Russia closed its Embassy in Tbilisi on Tuesday after receiving formal notice from Georgia that it was severing diplomatic ties, Russian Consul Valery Vasilyev told The Associated Press. He said employees have taken down Russian flags and other symbols that adorned the building.
The Georgian Embassy in Moscow closed Wednesday and all embassy officials will leave by the end of September, according to its charge d'affaires, Givi Shugarov.
The Georgian consulate in Moscow will remain open for now, Shugarov said. When Georgia announced it was severing ties, it said that consular relations would continue _ apparently to punish Russia without hurting Georgians with ties there.
But Vasilyev said the Russian consulate in Tbilisi was suspending operations pending instructions from the Russian Foreign Ministry. Existing visa applications will be processed but new ones will not be accepted, he said.
The conflict erupted Aug. 7 after Georgia launched an assault to regain control of the separatist province of South Ossetia. Russian forces swiftly repelled the offensive and drove deep into Georgia, whose staunchly pro-Western President Mikhail Saakashvili has angered Moscow by seeking NATO membership for the Caucasus nation.

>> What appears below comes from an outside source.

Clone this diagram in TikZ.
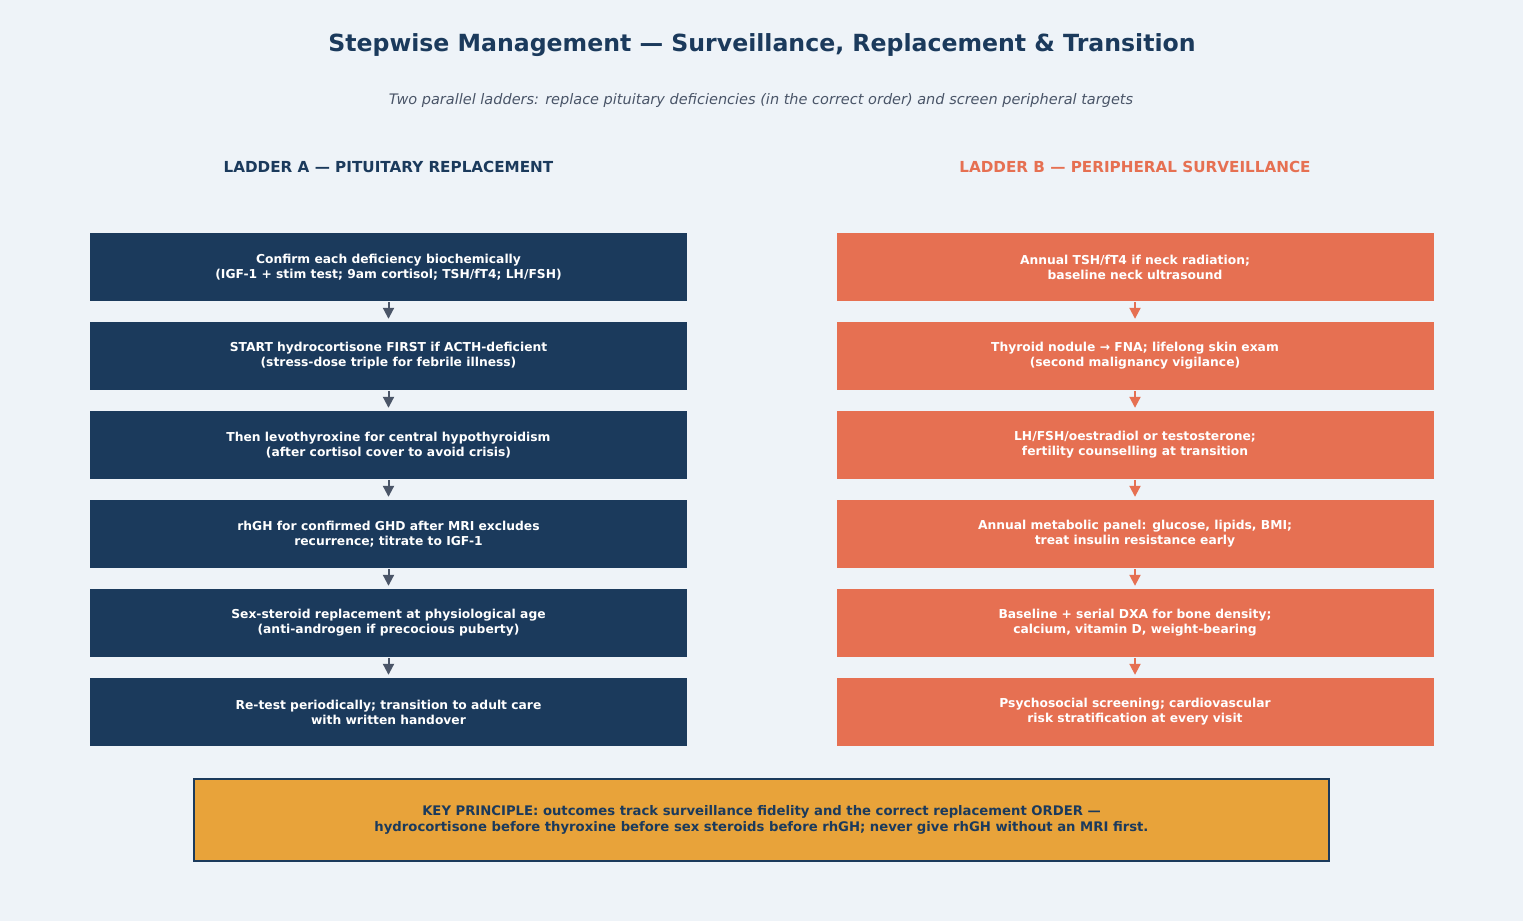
\documentclass[tikz,border=0pt]{standalone}
\usepackage{fontspec}
\setmainfont{DejaVu Sans}
\usetikzlibrary{arrows.meta}
\definecolor{bg}{HTML}{EEF3F8}
\definecolor{navy}{HTML}{1B3A5C}
\definecolor{coral}{HTML}{E67052}
\definecolor{amber}{HTML}{E8A33A}
\definecolor{slate}{HTML}{4A5568}
\definecolor{subgray}{HTML}{4A5568}
\tikzset{
  boxA/.style={rectangle, fill=navy, text=white, minimum width=597pt, minimum height=68pt, align=center, inner sep=0pt, font=\bfseries\fontsize{12.3}{15}\selectfont},
  boxB/.style={boxA, fill=coral},
  arrA/.style={-{Triangle[length=11pt,width=11pt]}, line width=2pt, draw=slate, shorten <=1pt, shorten >=3pt},
  arrB/.style={arrA, draw=coral},
}
\begin{document}
\begin{tikzpicture}[x=1pt,y=-1pt]
\fill[bg] (0,0) rectangle (1523,921);
\useasboundingbox (0,0) rectangle (1523,921);
\node[text=navy, font=\bfseries\fontsize{23.6}{28}\selectfont] (title) at (762,45.5) {Stepwise Management — Surveillance, Replacement \& Transition};
\node[text=subgray, font=\itshape\fontsize{14.5}{17}\selectfont] (sub) at (761,100) {Two parallel ladders: replace pituitary deficiencies (in the correct order) and screen peripheral targets};
\node[text=navy, font=\bfseries\fontsize{15.2}{18}\selectfont] (ha) at (388.5,166.5) {LADDER A — PITUITARY REPLACEMENT};
\node[text=coral, font=\bfseries\fontsize{15.2}{18}\selectfont] (hb) at (1135,166.5) {LADDER B — PERIPHERAL SURVEILLANCE};

\node[boxA] (a1) at (388.5,267) {Confirm each deficiency biochemically\\(IGF-1 + stim test; 9am cortisol; TSH/fT4; LH/FSH)};
\node[boxA] (a2) at (388.5,356) {START hydrocortisone FIRST if ACTH-deficient\\(stress-dose triple for febrile illness)};
\node[boxA] (a3) at (388.5,445) {Then levothyroxine for central hypothyroidism\\(after cortisol cover to avoid crisis)};
\node[boxA] (a4) at (388.5,534) {rhGH for confirmed GHD after MRI excludes\\recurrence; titrate to IGF-1};
\node[boxA] (a5) at (388.5,623) {Sex-steroid replacement at physiological age\\(anti-androgen if precocious puberty)};
\node[boxA] (a6) at (388.5,712) {Re-test periodically; transition to adult care\\with written handover};

\node[boxB] (b1) at (1135,267) {Annual TSH/fT4 if neck radiation;\\baseline neck ultrasound};
\node[boxB] (b2) at (1135,356) {Thyroid nodule → FNA; lifelong skin exam\\(second malignancy vigilance)};
\node[boxB] (b3) at (1135,445) {LH/FSH/oestradiol or testosterone;\\fertility counselling at transition};
\node[boxB] (b4) at (1135,534) {Annual metabolic panel: glucose, lipids, BMI;\\treat insulin resistance early};
\node[boxB] (b5) at (1135,623) {Baseline + serial DXA for bone density;\\calcium, vitamin D, weight-bearing};
\node[boxB] (b6) at (1135,712) {Psychosocial screening; cardiovascular\\risk stratification at every visit};

\foreach \i/\j in {1/2,2/3,3/4,4/5,5/6}{
  \draw[arrA] (a\i.south) -- (a\j.north);
  \draw[arrB] (b\i.south) -- (b\j.north);
}

\node[rectangle, fill=amber, draw=navy, line width=1.5pt, minimum width=1135pt, minimum height=82pt, align=center, text=navy, font=\bfseries\fontsize{13.2}{16}\selectfont] (key) at (761.5,820) {KEY PRINCIPLE: outcomes track surveillance fidelity and the correct replacement ORDER —\\hydrocortisone before thyroxine before sex steroids before rhGH; never give rhGH without an MRI first.};
\end{tikzpicture}
\end{document}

Georgia straddles a major westward route for oil and gas from Central Asia and the Caspian Sea and has become the focus of a struggle for regional clout between Russia and the West.
U.S. Vice President Dick Cheney, in Azerbaijan on Wednesday, is due to arrive in Georgia on Thursday as part of a swing through Russia's southern neighbors to emphasize U.S. interest and support.
NATO Secretary-General Jaap de Hoop Scheffer is scheduled to visit Georgia in mid-September. NATO declined to offer Georgia a road map for membership in April, partly because of concerns about angering Russia, but the alliance has assured Georgia it will eventually join.